Canada, U.S. feel drag in China slowdown – by Simon Avery (Globe and Mail – October 14, 2011)

The Globe and Mail is Canada’s national newspaper with the second largest broadsheet circulation in the country. It has enormous influence on Canada’s political and business elite.

Commodities, resources take hit as Beijing moves to rein in inflation, develop more sustainable economic model

As China’s leaders apply the brakes to slow the world’s second-largest economy, Canadian and U.S. markets are feeling the jolt.

Copper prices have plunged, as have the values of other commodities reliant on Chinese demand. The recent volatility on global stock markets reflects, in part, concerns about how fast and severe the slowdown in China will be.

North American stocks will be hammered if China’s annual GDP growth should shrink to 5 per cent, says Jurrien Timmer, director of global macro for Fidelity Management & Research Co. and co-manager of the Fidelity Tactical Strategies fund.

While that’s still a robust figure by today’s western standards, it would represent a dramatic decline from the 9.6-per-cent growth that China boasted in the first half of the year.

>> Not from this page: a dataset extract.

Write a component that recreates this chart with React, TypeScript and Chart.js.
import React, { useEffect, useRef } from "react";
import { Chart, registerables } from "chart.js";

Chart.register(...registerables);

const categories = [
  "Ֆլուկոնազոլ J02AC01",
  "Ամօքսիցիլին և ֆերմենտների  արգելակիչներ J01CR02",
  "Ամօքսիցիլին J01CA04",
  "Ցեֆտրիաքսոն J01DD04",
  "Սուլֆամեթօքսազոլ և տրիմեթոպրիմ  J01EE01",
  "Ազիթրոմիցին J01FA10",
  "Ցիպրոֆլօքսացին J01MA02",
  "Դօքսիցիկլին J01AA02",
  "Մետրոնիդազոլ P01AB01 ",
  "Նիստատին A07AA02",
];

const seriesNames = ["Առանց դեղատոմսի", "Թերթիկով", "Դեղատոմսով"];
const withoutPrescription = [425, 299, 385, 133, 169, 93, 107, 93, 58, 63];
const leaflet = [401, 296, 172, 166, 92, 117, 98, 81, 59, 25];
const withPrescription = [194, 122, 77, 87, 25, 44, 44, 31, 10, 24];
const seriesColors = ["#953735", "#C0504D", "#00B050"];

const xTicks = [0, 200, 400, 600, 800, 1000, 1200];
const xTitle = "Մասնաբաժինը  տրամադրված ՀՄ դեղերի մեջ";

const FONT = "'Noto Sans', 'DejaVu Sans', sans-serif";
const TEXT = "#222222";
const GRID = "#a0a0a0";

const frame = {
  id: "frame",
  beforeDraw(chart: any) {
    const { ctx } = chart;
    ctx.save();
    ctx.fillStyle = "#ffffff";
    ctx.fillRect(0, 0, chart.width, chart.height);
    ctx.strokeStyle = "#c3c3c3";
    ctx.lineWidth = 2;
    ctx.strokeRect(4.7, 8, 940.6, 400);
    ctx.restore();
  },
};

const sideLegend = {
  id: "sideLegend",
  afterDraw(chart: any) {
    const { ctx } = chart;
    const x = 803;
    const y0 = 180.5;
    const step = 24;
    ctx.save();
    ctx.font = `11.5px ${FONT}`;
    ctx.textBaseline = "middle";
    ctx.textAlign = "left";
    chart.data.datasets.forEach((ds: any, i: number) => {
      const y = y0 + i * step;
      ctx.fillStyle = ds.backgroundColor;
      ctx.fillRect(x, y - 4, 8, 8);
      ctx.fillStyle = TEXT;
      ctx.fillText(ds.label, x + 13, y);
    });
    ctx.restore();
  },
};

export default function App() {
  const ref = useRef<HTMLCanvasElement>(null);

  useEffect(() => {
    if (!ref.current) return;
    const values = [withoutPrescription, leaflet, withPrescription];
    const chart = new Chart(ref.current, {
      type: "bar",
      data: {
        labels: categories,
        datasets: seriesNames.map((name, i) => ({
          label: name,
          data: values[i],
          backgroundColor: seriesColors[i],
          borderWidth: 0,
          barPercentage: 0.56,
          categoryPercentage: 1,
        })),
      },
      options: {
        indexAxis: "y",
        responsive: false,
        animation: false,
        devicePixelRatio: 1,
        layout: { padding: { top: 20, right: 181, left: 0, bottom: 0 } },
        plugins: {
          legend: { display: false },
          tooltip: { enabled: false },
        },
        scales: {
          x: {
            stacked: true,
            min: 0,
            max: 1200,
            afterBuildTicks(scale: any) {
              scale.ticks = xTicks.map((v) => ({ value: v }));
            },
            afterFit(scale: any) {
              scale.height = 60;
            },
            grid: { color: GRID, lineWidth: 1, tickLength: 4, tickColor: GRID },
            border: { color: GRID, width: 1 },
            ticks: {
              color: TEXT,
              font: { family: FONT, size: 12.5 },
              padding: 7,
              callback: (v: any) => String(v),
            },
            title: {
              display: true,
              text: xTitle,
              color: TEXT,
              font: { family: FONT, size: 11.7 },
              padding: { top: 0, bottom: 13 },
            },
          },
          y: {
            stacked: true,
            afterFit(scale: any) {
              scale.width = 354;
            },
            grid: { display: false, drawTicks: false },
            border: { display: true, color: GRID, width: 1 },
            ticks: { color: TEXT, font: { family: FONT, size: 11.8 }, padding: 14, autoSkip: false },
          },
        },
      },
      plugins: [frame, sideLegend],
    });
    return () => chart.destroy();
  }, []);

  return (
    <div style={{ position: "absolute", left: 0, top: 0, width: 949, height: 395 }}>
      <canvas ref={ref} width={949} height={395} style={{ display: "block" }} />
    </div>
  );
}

Such a slowdown could shave between 10 per cent and 20 per cent off the forecasted earnings for S&P 500 companies, Mr. Timmer said.

In such a case, “the whole notion that markets are cheap today gets thrown out the window,” he said. That’s because stocks are valued based on profit expectations, and almost half of all profits among S&P 500 companies come from abroad, with a large portion of that amount derived from China.

Mr. Timmer is concerned about how effectively Chinese officials will manage to gear down the country’s economic engine after fuelling it for years on cheap money. To spur growth, the government has encouraged banks to lend vast amounts to state-owned enterprises. That has led to bad bank debt and, some argue, a housing bubble of unprecedented proportion.

“I’m more worried about China than Europe,” he said.

Concern that China cannot continue to grow at today’s rates has pummelled the price of copper, the commodity most reflective of global economic conditions given its widespread industrial use. In the last few months, prices have fallen from $4 (U.S.) a pound to the $3 range. If the metal slips below $3 there could be a wider selloff in commodities, said Colin Cieszynski, analyst with CMC Markets Canada.